Rama Sharma, principal of Hansraj College, completed her graduation and master’s in Hindi from Janki Devi between 1982 and 1988. Sharma, 57, said the off-campus college had the image of “an institution of the masses.”

“With LSR or Jesus and Mary College (JMC, set up in 1968), there was always a perception that students from privileged backgrounds went to these colleges. Janki Devi, meanwhile, welcomed students from diverse backgrounds. It never saw any political activity or protests, since it was away from the campus,” she said.

In 1964, Kamala Nehru College was established. Initially known as Government College for Women, the college started in Defence Colony and moved to its current location in the 1970s where it was renamed Kamala Nehru College.

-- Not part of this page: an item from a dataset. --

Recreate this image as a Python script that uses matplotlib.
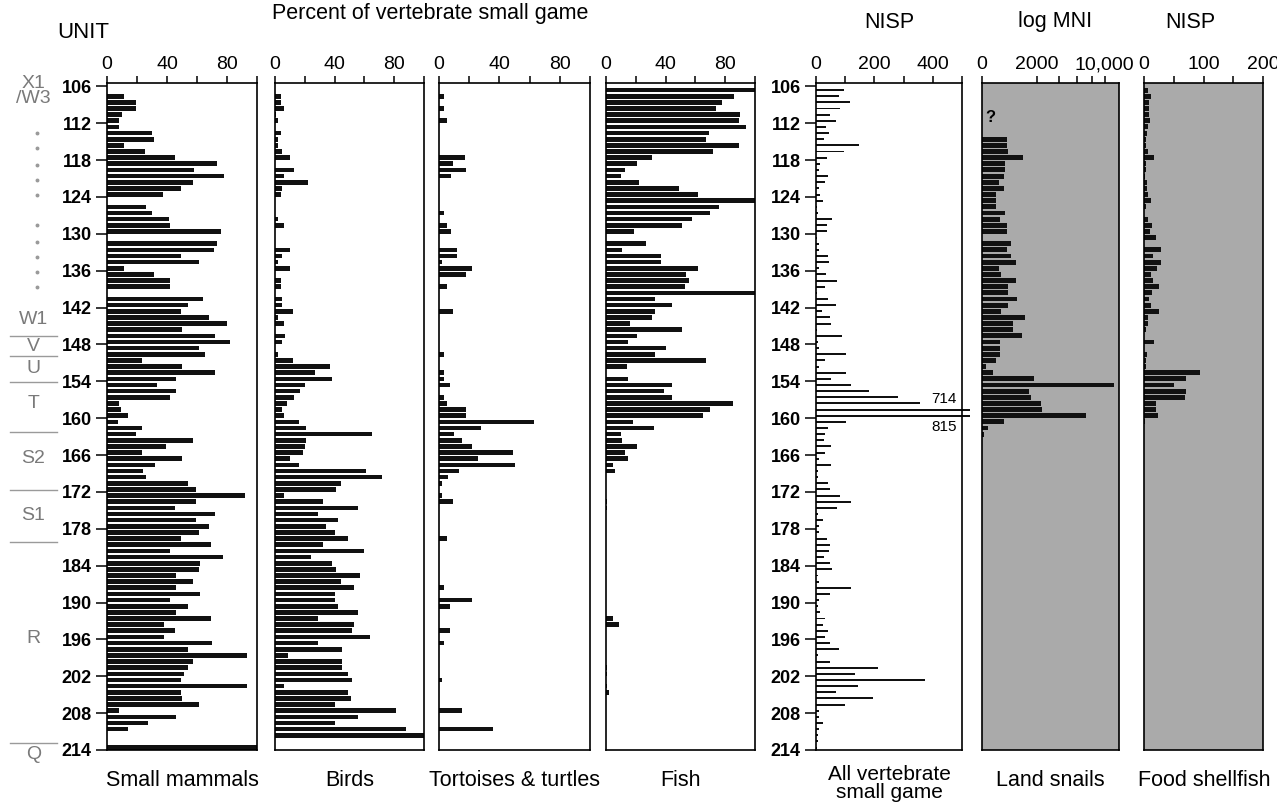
import numpy as np
import matplotlib.pyplot as plt

plt.rcParams['font.family'] = ['Liberation Sans', 'DejaVu Sans']

# depth units (one bar per unit, 106 .. 213)
depth = np.arange(106, 214)
depth_ticks = np.arange(106, 215, 6)

# percent of vertebrate small game
small_mammals = [0, 11, 19, 19, 10, 8, 8, 30, 31, 11,
                 25, 45, 73, 58, 78, 57, 49, 37, 0, 26,
                 30, 41, 42, 76, 0, 73, 71, 49, 61, 11,
                 31, 42, 42, 0, 64, 54, 49, 68, 80, 50,
                 72, 82, 61, 65, 23, 50, 72, 46, 33, 46,
                 42, 8, 9, 14, 7, 23, 19, 57, 39, 23,
                 50, 32, 24, 26, 54, 59, 92, 59, 45, 72,
                 59, 68, 61, 49, 69, 42, 77, 62, 61, 46,
                 57, 46, 62, 42, 54, 46, 69, 38, 45, 38,
                 70, 54, 93, 57, 54, 51, 49, 93, 49, 50,
                 61, 8, 46, 27, 14, 0, 0, 100]
birds = [0, 4, 4, 6, 1, 2, 0, 4, 2, 2,
         5, 10, 0, 13, 6, 22, 5, 4, 0, 0,
         0, 2, 6, 0, 0, 0, 10, 5, 2, 10,
         0, 4, 4, 0, 5, 5, 12, 2, 6, 0,
         7, 5, 0, 2, 12, 37, 27, 38, 20, 17,
         13, 8, 5, 6, 16, 21, 65, 21, 20, 19,
         10, 16, 61, 72, 44, 41, 6, 32, 56, 29,
         42, 34, 40, 49, 32, 60, 24, 38, 41, 57,
         44, 53, 40, 40, 42, 56, 29, 53, 52, 64,
         29, 45, 9, 45, 45, 49, 52, 6, 49, 51,
         40, 81, 56, 40, 88, 100, 0, 0]
tortoises = [0, 3, 0, 3, 0, 5, 0, 0, 0, 0,
             0, 17, 9, 18, 8, 0, 0, 0, 0, 0,
             3, 0, 5, 8, 0, 0, 12, 12, 2, 22,
             18, 0, 5, 0, 0, 0, 9, 0, 0, 0,
             0, 0, 0, 3, 0, 0, 3, 3, 7, 0,
             3, 5, 18, 18, 63, 28, 10, 15, 22, 49,
             26, 50, 13, 6, 2, 0, 2, 9, 0, 0,
             0, 0, 0, 5, 0, 0, 0, 0, 0, 0,
             0, 3, 0, 22, 7, 0, 0, 0, 7, 0,
             3, 0, 0, 0, 0, 0, 2, 0, 0, 0,
             0, 15, 0, 0, 36, 0, 0, 0]
fish = [100, 86, 78, 74, 90, 89, 94, 69, 67, 89,
        72, 31, 21, 13, 10, 22, 49, 62, 100, 76,
        70, 58, 51, 19, 0, 27, 11, 37, 37, 62,
        54, 56, 53, 100, 33, 44, 33, 31, 16, 51,
        21, 15, 40, 33, 67, 14, 0, 15, 44, 39,
        44, 85, 70, 65, 18, 32, 10, 11, 21, 13,
        15, 5, 6, 0, 0, 0, 0, 1, 1, 0,
        0, 0, 0, 0, 0, 0, 0, 0, 0, 0,
        0, 0, 0, 0, 0, 0, 5, 9, 0, 0,
        0, 0, 0, 0, 1, 1, 0, 1, 2, 0,
        0, 0, 0, 0, 0, 0, 0, 0]

# NISP, all vertebrate small game
nisp_all = [95, 78, 115, 83, 47, 68, 35, 46, 26, 146,
            95, 38, 15, 11, 41, 32, 9, 15, 23, 3,
            6, 55, 38, 38, 3, 11, 11, 41, 43, 9,
            35, 72, 32, 3, 41, 68, 21, 49, 53, 3,
            89, 7, 11, 104, 30, 9, 104, 53, 121, 180,
            281, 355, 714, 815, 104, 41, 32, 26, 53, 32,
            11, 53, 6, 6, 41, 47, 83, 121, 72, 6,
            23, 9, 11, 38, 47, 43, 26, 47, 55, 6,
            9, 121, 47, 11, 6, 15, 30, 23, 41, 32,
            49, 78, 6, 49, 211, 132, 374, 144, 68, 194,
            100, 9, 9, 23, 11, 6, 6, 3]

# land snails (MNI) and food shellfish (NISP)
land_snails = [0, 0, 0, 0, 0, 0, 0, 0, 411, 411,
               444, 1141, 358, 358, 309, 198, 309, 129, 129, 129,
               358, 205, 411, 411, 0, 553, 411, 553, 760, 198,
               237, 760, 444, 444, 836, 444, 237, 1234, 659, 659,
               1052, 205, 205, 205, 129, 12, 80, 1823, 11687, 1473,
               1600, 2314, 2367, 7157, 309, 24, 2, 0, 0, 0] + [0] * 48
shellfish = [7, 11, 8, 8, 8, 10, 7, 5, 4, 4,
             7, 16, 4, 4, 2, 5, 5, 7, 11, 4,
             0, 6, 13, 10, 21, 0, 29, 15, 29, 22,
             12, 15, 25, 13, 8, 11, 26, 7, 6, 4,
             0, 16, 0, 5, 4, 4, 94, 71, 50, 71,
             69, 21, 21, 24, 2, 0, 0, 0, 0, 0] + [0] * 48

# stratigraphic units at the left
unit_names = ['X1', '/W3', 'W1', 'V', 'U', 'T', 'S2', 'S1', 'R', 'Q']
unit_label_depth = [105.6, 108.0, 144.0, 148.4, 151.9, 157.6, 166.5, 175.8, 195.8, 214.8]
unit_breaks = [146.7, 149.9, 154.1, 162.3, 171.7, 180.1, 212.9]
unit_dots = [113.6, 116.0, 118.8, 121.2, 123.7, 128.5, 131.3, 133.7, 136.2, 138.6]

W, H = 1277, 806
top_px, bottom_px = 83, 750
fig = plt.figure(figsize=(W / 100, H / 100), dpi=100)


def make_ax(x0, x1):
    ax = fig.add_axes([x0 / W, 1 - bottom_px / H, (x1 - x0) / W, (bottom_px - top_px) / H])
    ax.set_ylim(214, 105.45)
    for s in ax.spines.values():
        s.set_linewidth(1.2)
    ax.xaxis.tick_top()
    ax.tick_params(axis='x', direction='out', length=5, width=1.1, labelsize=14, pad=2)
    ax.set_yticks([])
    return ax


def depth_axis(ax):
    ax.set_yticks(depth_ticks)
    ax.set_yticklabels([str(d) for d in depth_ticks], fontweight='bold')
    ax.tick_params(axis='y', direction='out', length=8, width=1.1, labelsize=13, pad=3)


bar_y = depth + 0.6
black = '#111111'
fig_y = lambda px: 1 - px / H

# percent panels
pct_panels = [((107, 257), small_mammals, 'Small mammals'),
              ((275, 424), birds, 'Birds'),
              ((439, 590), tortoises, 'Tortoises & turtles'),
              ((606, 755), fish, 'Fish')]
axes = []
for (x0, x1), vals, name in pct_panels:
    ax = make_ax(x0, x1)
    ax.barh(bar_y, vals, height=0.75, color=black)
    ax.set_xlim(0, 100)
    ax.set_xticks([0, 20, 40, 60, 80, 100])
    ax.set_xticklabels(['0', '', '40', '', '80', ''])
    fig.text((x0 + x1) / 2 / W, fig_y(780), name, ha='center', va='center', fontsize=15.5)
    axes.append(ax)
depth_axis(axes[0])

# all vertebrate small game NISP
ax5 = make_ax(816, 962)
nisp_max = 500
nisp_shown = np.minimum(nisp_all, nisp_max * 1.055)
ax5.barh(bar_y, nisp_shown, height=0.32, color=black, clip_on=False)
ax5.set_xlim(0, nisp_max)
ax5.set_xticks(np.arange(0, 501, 100))
ax5.set_xticklabels(['0', '', '200', '', '400', ''])
depth_axis(ax5)
# values that run off the axis are written beside their bars
for i, v in enumerate(nisp_all):
    if v > nisp_max:
        above = nisp_all[i + 1] > nisp_max
        ax5.text(483, bar_y[i] + (-1.8 if above else 1.9), str(v), ha='right', va='center', fontsize=11)
fig.text(889 / W, fig_y(775), 'All vertebrate', ha='center', va='center', fontsize=15)
fig.text(889 / W, fig_y(793), 'small game', ha='center', va='center', fontsize=15)

# land snails (square-root scaled axis)
gray_bg = '#aaaaaa'
ax6 = make_ax(982, 1119)
ax6.set_facecolor(gray_bg)
ax6.set_xscale('function', functions=(lambda x: np.sqrt(np.clip(x, 0, None)), lambda x: np.square(x)))
ax6.barh(bar_y, land_snails, height=0.8, color=black)
ax6.set_xlim(0, 12500)
ax6.set_xticks([0, 2000, 4000, 6000, 8000, 10000])
ax6.set_xticklabels(['0', '2000', '', '', '', '10,000'])
ax6.xaxis.set_minor_locator(plt.NullLocator())
ax6.text(0.06, 111.0, '?', transform=ax6.get_yaxis_transform(), ha='center', va='center',
         fontsize=12, fontweight='bold')
fig.text(1050 / W, fig_y(780), 'Land snails', ha='center', va='center', fontsize=15.5)

# food shellfish
ax7 = make_ax(1144, 1263)
ax7.set_facecolor(gray_bg)
ax7.barh(bar_y, shellfish, height=0.8, color=black)
ax7.set_xlim(0, 200)
ax7.set_xticks([0, 50, 100, 150, 200])
ax7.set_xticklabels(['0', '', '100', '', '200'])
fig.text(1204 / W, fig_y(780), 'Food shellfish', ha='center', va='center', fontsize=15.5)

# headers
fig.text(83 / W, fig_y(33), 'UNIT', ha='center', va='center', fontsize=16)
fig.text(430 / W, fig_y(13), 'Percent of vertebrate small game', ha='center', va='center', fontsize=15.5)
fig.text(889 / W, fig_y(22), 'NISP', ha='center', va='center', fontsize=15.5)
fig.text(1055 / W, fig_y(22), 'log MNI', ha='center', va='center', fontsize=15.5)
fig.text(1190 / W, fig_y(22), 'NISP', ha='center', va='center', fontsize=15.5)

# unit column
ax1 = axes[0]
unit_gray = '#7a7a7a'
tr = ax1.get_yaxis_transform()
for name, d in zip(unit_names, unit_label_depth):
    ax1.text(-0.49, d, name, transform=tr, ha='center', va='center', fontsize=14,
             color=unit_gray, clip_on=False)
for d in unit_breaks:
    ax1.plot([-0.647, -0.333], [d, d], transform=tr, color='#9a9a9a', lw=1.0, clip_on=False)
for d in unit_dots:
    ax1.plot([-0.465], [d], transform=tr, marker='o', ms=1.8, color='#9a9a9a', clip_on=False)

fig.savefig('out.png', dpi=100)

In 1968, JMC was set up by the Congregation of Jesus and Mary.

But, while a substantial number of women’s colleges dotted the Capital, there were still not enough for living in the city’s rural areas. The early 1990s saw gradual changes with the establishment of two colleges — Aditi Mahavidyalaya in Bawana and Bhagini Nivedita College in Najafgarh. Both the colleges were tasked with the job of bringing young women into the fold of education and offering them opportunities that were not easily accessible to them on the outskirts of the city.

Kalpana Bhakuni, principal of Kamala Nehru College, said women’s colleges offered an unparalleled sense of freedom and comfort. Recollecting her time as a student at Miranda House in the ’70s and then as an administrator at KNC, she said, “There is a lot of spontaneity. The manner in which one conducts oneself or interacts with friends and teachers comes very naturally. Even as the head of a women’s college, there has been no change in my perception. The moment women enter the college, they enter a safe space where they are in their true spirits, without any inhibition. Women’s colleges offer openness, freedom, and comfort,” said Bhakuni.